American film actress (1913-2007)

Eleanor Stewart (February 2, 1913 - July 4, 2007), was an American film actress of the 1930s and 1940s, appearing mostly in Western films.

==Biography==

Born in Chicago, Stewart attended Northwestern University. She worked as a model, and after winning a talent contest she moved to Hollywood in the mid-1930s. Initially on contract with MGM, she eventually worked freelance for various studios, starring often as the heroine opposite Bob Steele, Tex Ritter, Jack Randall, Bob Custer, Ken Maynard and Tom Keene, among others. She is probably best known for her role in the serial The Fighting Devil Dogs, which was released throughout 1938. During the 1940s she did three Hopalong Cassidy films.

During World War II, she was a Gray Lady volunteer at the Veterans Administration Hospital in Los Angeles.

She was also a voice actor and a writer. She was the author of A Fair Vision, a book about the Pilgrims. Her career spanned a total of thirty six films.

Retiring from film in the 1940s, her last role of the era was in the 1944 Hopalong Cassidy film Mystery Man. She had no acting roles until 1979, when she played a small role in the film The Orphan.

==Personal life==

Twice married, she had one child, a daughter, Karen Peterson, from her first marriage to MGM publicity man Les Peterson.
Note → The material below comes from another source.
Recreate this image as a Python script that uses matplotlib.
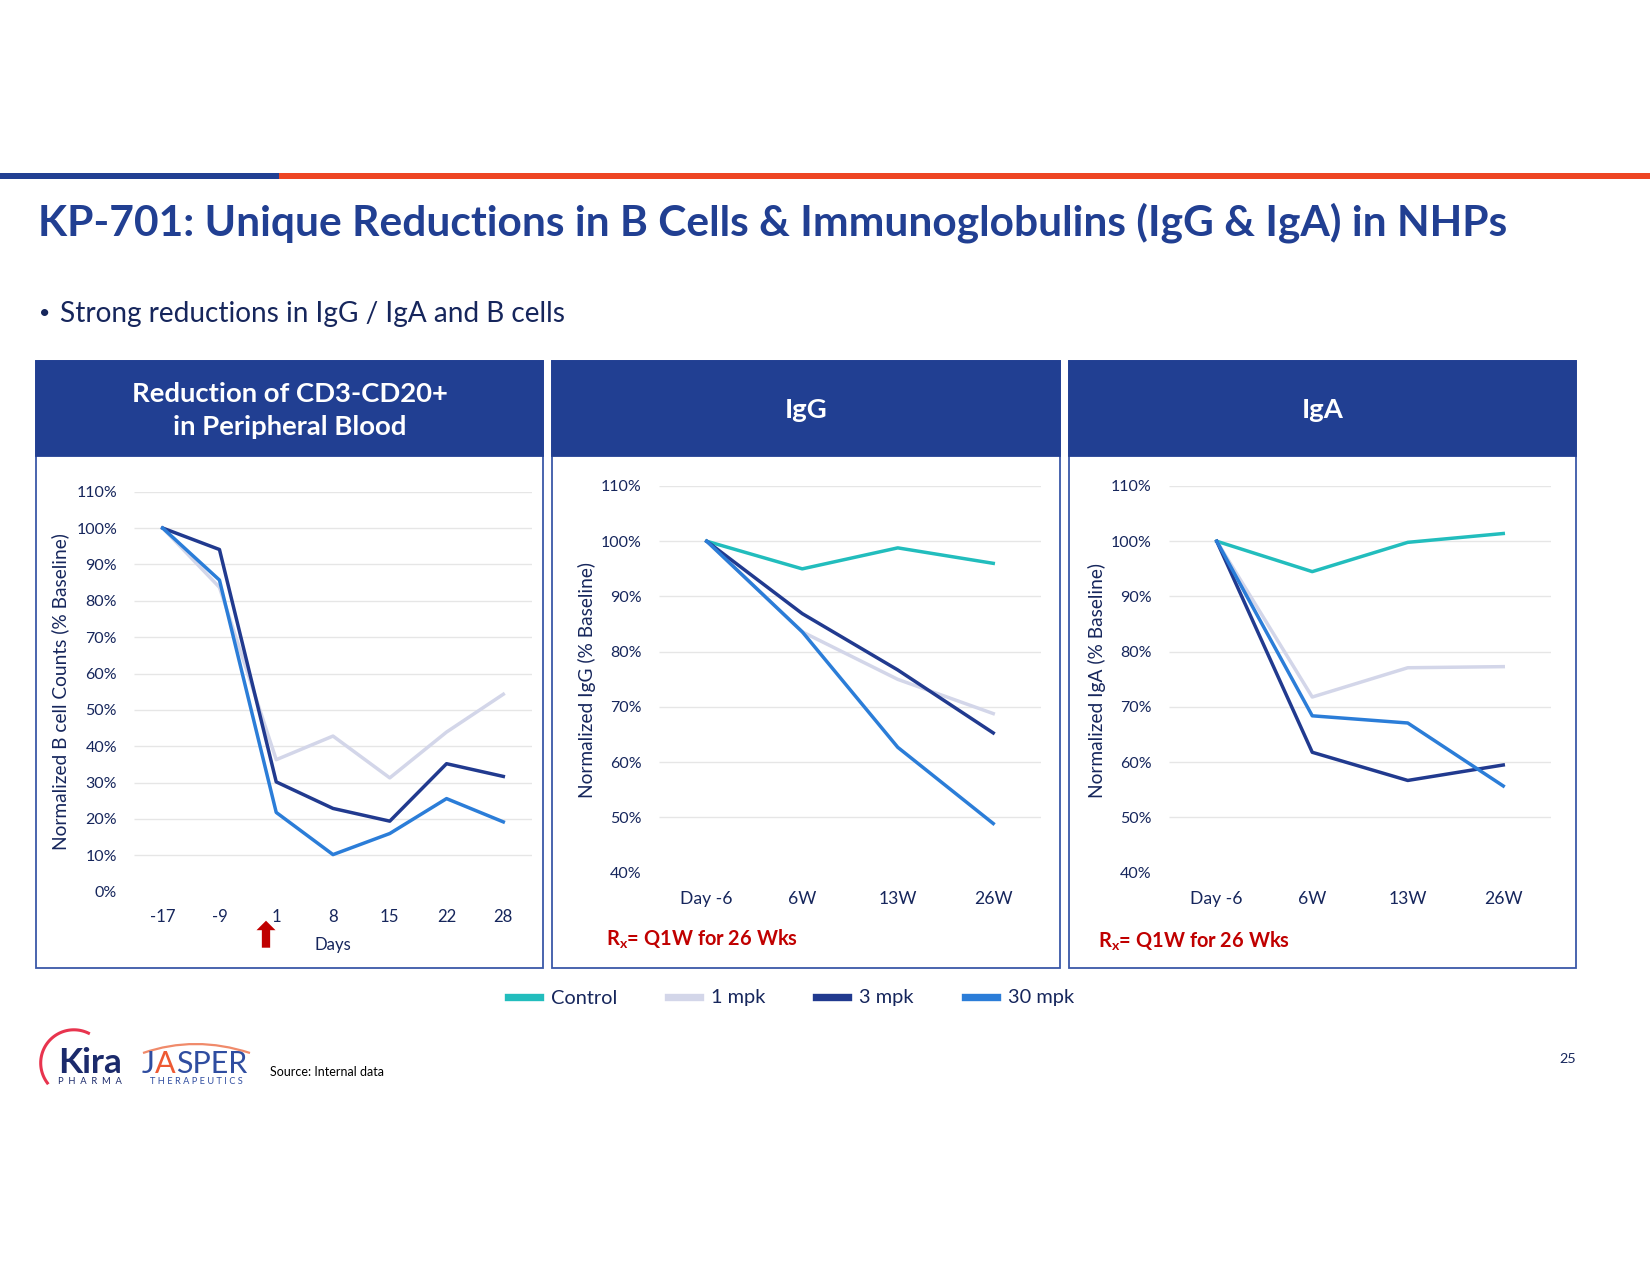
import numpy as np
import matplotlib
matplotlib.use('Agg')
import matplotlib.pyplot as plt
from matplotlib.patches import Rectangle, FancyArrow, PathPatch
from matplotlib.path import Path

# ---------------- data ----------------
bcell_days = ['-17', '-9', '1', '8', '15', '22', '28']
bcell_1mpk = [100, 83.7, 36.3, 42.8, 31.3, 43.9, 54.3]
bcell_3mpk = [100, 94.1, 30.2, 22.9, 19.4, 35.2, 31.7]
bcell_30mpk = [100, 85.7, 21.8, 10.2, 16.0, 25.6, 19.2]

ig_timepoints = ['Day -6', '6W', '13W', '26W']
igg_control = [100, 95.0, 98.8, 96.0]
igg_1mpk = [100, 83.6, 75.0, 68.8]
igg_3mpk = [100, 86.9, 76.7, 65.3]
igg_30mpk = [100, 83.6, 62.7, 48.9]

iga_control = [100, 94.5, 99.8, 101.4]
iga_1mpk = [100, 71.8, 77.1, 77.3]
iga_3mpk = [100, 61.8, 56.7, 59.5]
iga_30mpk = [100, 68.4, 67.1, 55.7]

series_names = ['Control', '1 mpk', '3 mpk', '30 mpk']
series_colors = ['#22BDBD', '#D3D6E9', '#213A8F', '#2B7DD8']

title_text = 'KP-701: Unique Reductions in B Cells & Immunoglobulins (IgG & IgA) in NHPs'
bullet_text = 'Strong reductions in IgG / IgA and B cells'
panel_titles = ['Reduction of CD3-CD20+\nin Peripheral Blood', 'IgG', 'IgA']
ylabels = ['Normalized B cell Counts (% Baseline)', 'Normalized IgG (% Baseline)',
           'Normalized IgA (% Baseline)']
rx_text = r'R$_{\mathbf{x}}$= Q1W for 26 Wks'

# ---------------- style ----------------
W, H = 1650, 1275
plt.rcParams['font.family'] = ['Lato', 'DejaVu Sans']
plt.rcParams['mathtext.fontset'] = 'custom'
plt.rcParams['mathtext.rm'] = 'Lato:bold'
plt.rcParams['mathtext.bf'] = 'Lato:bold'
NAVY = '#16265C'
TITLE_BLUE = '#213F92'
HEADER = '#213F92'
BORDER = '#3A58A8'
GRID = '#E6E6E6'
RED = '#C00000'
DY = 3  # vertical text offset (px)

fig = plt.figure(figsize=(W / 100, H / 100), dpi=100)
fig.patch.set_facecolor('white')
ov = fig.add_axes([0, 0, 1, 1], zorder=0)
ov.set_xlim(0, W)
ov.set_ylim(H, 0)
ov.axis('off')

fig.canvas.draw()
R = fig.canvas.get_renderer()


def fit(t, target, use_height=False):
    bb = t.get_window_extent(R)
    cur = bb.height if use_height else bb.width
    t.set_fontsize(t.get_fontsize() * target / cur)
    return t.get_fontsize()


def size_for(s, target, weight='normal'):
    t = ov.text(0, 0, s, fontsize=12, weight=weight)
    fs = fit(t, target)
    t.remove()
    return fs


def rect(x0, y0, x1, y1):
    return [x0 / W, 1 - y1 / H, (x1 - x0) / W, (y1 - y0) / H]


# ---------------- top bar / title ----------------
ov.add_patch(Rectangle((0, 173), 279, 6, color='#213F92', lw=0))
ov.add_patch(Rectangle((279, 173), W - 279, 6, color='#EE4523', lw=0))
t = ov.text(38, 220 + DY, title_text, fontsize=26, weight='bold', color=TITLE_BLUE,
            ha='left', va='center')
fit(t, 1467)
ov.text(39, 311 + DY, '\u2022', fontsize=14, color=NAVY, ha='left', va='center')
t = ov.text(60, 311 + DY, bullet_text, fontsize=17, color=NAVY, ha='left', va='center')
fit(t, 505)

# ---------------- panels ----------------
panels = [(36, 543), (552, 1060), (1069, 1576)]
ptop, phead, pbot = 361, 456, 968
hdr_fs = size_for('Reduction of CD3-CD20+', 315, weight='bold')
for (x0, x1), ttl in zip(panels, panel_titles):
    ov.add_patch(Rectangle((x0, ptop), x1 - x0, pbot - ptop, facecolor='white',
                           edgecolor=BORDER, lw=1.3))
    ov.add_patch(Rectangle((x0, ptop), x1 - x0, phead - ptop, facecolor=HEADER,
                           edgecolor=HEADER, lw=1.3))
    ov.text((x0 + x1) / 2, 407.5 + DY, ttl, fontsize=hdr_fs, weight='bold', color='white',
            ha='center', va='center', linespacing=1.42)

tick_fs = size_for('110%', 40.5)
xtick_fs = size_for('Day -6', 52)
ylab_fs = size_for(ylabels[0], 317)


def make_axes(box, cats, series, ylo, yhi, xpad):
    ax = fig.add_axes(rect(*box), zorder=3)
    ax.patch.set_alpha(0)
    x = np.arange(len(cats))
    ticks = np.arange(ylo, yhi + 1, 10)
    ax.hlines(ticks[1:], -0.5, len(cats) - 0.5, color=GRID, lw=1.0, zorder=0)
    lines = {}
    for name, vals, c in series:
        ln, = ax.plot(x, vals, color=c, lw=2.5, label=name, zorder=2)
        lines[name] = ln
    ax.set_xlim(-0.5, len(cats) - 0.5)
    ax.set_ylim(ylo, yhi)
    ax.set_yticks(ticks)
    ax.set_yticklabels([f'{v:.0f}%' for v in ticks])
    ax.set_xticks(x)
    ax.set_xticklabels(cats)
    for s in ax.spines.values():
        s.set_visible(False)
    ax.tick_params(axis='y', length=0, pad=12.4, labelsize=tick_fs, labelcolor=NAVY)
    ax.tick_params(axis='x', length=0, pad=xpad, labelsize=xtick_fs, labelcolor=NAVY)
    return ax, lines


c_ctrl, c_1, c_3, c_30 = series_colors
ax1, _ = make_axes((134.3, 491.7, 531.7, 891.7), bcell_days,
                   [('1 mpk', bcell_1mpk, c_1), ('3 mpk', bcell_3mpk, c_3),
                    ('30 mpk', bcell_30mpk, c_30)], 0, 110, 12.8)
ax1.tick_params(axis='x', labelsize=tick_fs * 1.05)
ax2, lines2 = make_axes((659, 486, 1041, 872.7), ig_timepoints,
                        [('Control', igg_control, c_ctrl), ('1 mpk', igg_1mpk, c_1),
                         ('3 mpk', igg_3mpk, c_3), ('30 mpk', igg_30mpk, c_30)],
                        40, 110, 13)
ax3, _ = make_axes((1169, 486, 1551, 872.7), ig_timepoints,
                   [('Control', iga_control, c_ctrl), ('1 mpk', iga_1mpk, c_1),
                    ('3 mpk', iga_3mpk, c_3), ('30 mpk', iga_30mpk, c_30)],
                   40, 110, 13)

# y labels
for (xc, yc), lab in zip([(60, 692), (587, 680), (1097, 681)], ylabels):
    ov.text(xc, yc, lab, rotation=90, fontsize=ylab_fs, color=NAVY,
            ha='center', va='center')

# Days label + dosing arrow
t = ov.text(333, 942 + DY, 'Days', fontsize=14, color=NAVY, ha='center', va='center')
fit(t, 37)
ov.add_patch(FancyArrow(266, 947.7, 0, -27, width=8.3, head_width=19,
                        head_length=9.5, length_includes_head=True,
                        color=RED, lw=0))

# Rx notes
for xs, ys in [(606, 936.5), (1098, 938)]:
    t = ov.text(xs, ys + DY, rx_text, fontsize=14, weight='bold', color=RED,
                ha='left', va='center')
    fit(t, 192)

# legend
leg_fs = size_for('Control', 66)
handles = [lines2[n] for n in series_names]
leg = fig.legend(handles, series_names, ncol=4, frameon=False, fontsize=leg_fs,
                 handlelength=1.6, handletextpad=0.55, columnspacing=2.55,
                 loc='center', bbox_to_anchor=(791 / W, 1 - (996.5 + 1.5) / H),
                 labelcolor=NAVY, borderpad=0)
for lh in leg.get_lines():
    lh.set_linewidth(5.3)

# ---------------- footer ----------------
th = np.linspace(np.deg2rad(143), np.deg2rad(296), 60)
ov.plot(73.9 + 33.2 * np.cos(th), 1063 + 33.2 * np.sin(th), color='#E8344E', lw=2.2)
t = ov.text(58, 1073, 'Kira', fontsize=26, weight='bold', color='#1B2A6B',
            ha='left', va='baseline')
fit(t, 64)
t = ov.text(58, 1083.5, 'P  H  A  R  M  A', fontsize=6, color='#1B2A6B',
            ha='left', va='baseline')
fit(t, 64)

# JASPER with orange A
jx = 142
parts = [('J', '#2F4DA0'), ('A', '#EE5A33'), ('SPER', '#2F4DA0')]
jfs = size_for('JASPER', 105)
for s, c in parts:
    t = ov.text(jx, 1073, s, fontsize=jfs, color=c, ha='left', va='baseline')
    jx += t.get_window_extent(R).width
t = ov.text(150, 1083.5, 'T H E R A P E U T I C S', fontsize=6, color='#2F4DA0',
            ha='left', va='baseline')
fit(t, 93)
arc = Path([(143, 1053), (195, 1035), (250, 1053)],
           [Path.MOVETO, Path.CURVE3, Path.CURVE3])
ov.add_patch(PathPatch(arc, facecolor='none', edgecolor='#F08A6A', lw=1.6))

t = ov.text(270, 1069 + DY, 'Source: Internal data', fontsize=8, color='black',
            ha='left', va='center')
fit(t, 115)
t = ov.text(1568, 1056 + DY, '25', fontsize=9.5, color=NAVY, ha='center', va='center')
fit(t, 16.7)

fig.savefig('out.png', dpi=100, facecolor='white')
Her second marriage was to Maurice Greiner, from 1991 until her death.

==Partial filmography==
- The Gun Ranger (1936)
- Headin' for the Rio Grande (1936)
- Red Lights Ahead (1936)
- Headline Crasher (1936)
- Where Trails Divide (1937)
- Arizona Days (1937)
- Range Defenders (1937)
- The Rangers Step In (1937)
- Santa Fe Rides (1937)
- Trapped by G-Men (1937)
- The Fighting Devil Dogs (1938, serial)
- The Mexicali Kid (1938)
- The Painted Trail (1938)
- Rolling Caravans (1938)
- Stagecoach Days (1938)
- Flaming Lead (1939)
- Waterloo Bridge (1940)
- Pirates on Horseback (1941)
- Riders of the Timberline (1941)
- Men of San Quentin (1942)
- Silver Queen (1942)
- Mystery Man (1944)

==Death==
On July 4, 2007, Stewart died in Rancho Bernardo, California, from complications of Alzheimer's disease, at the age of 94.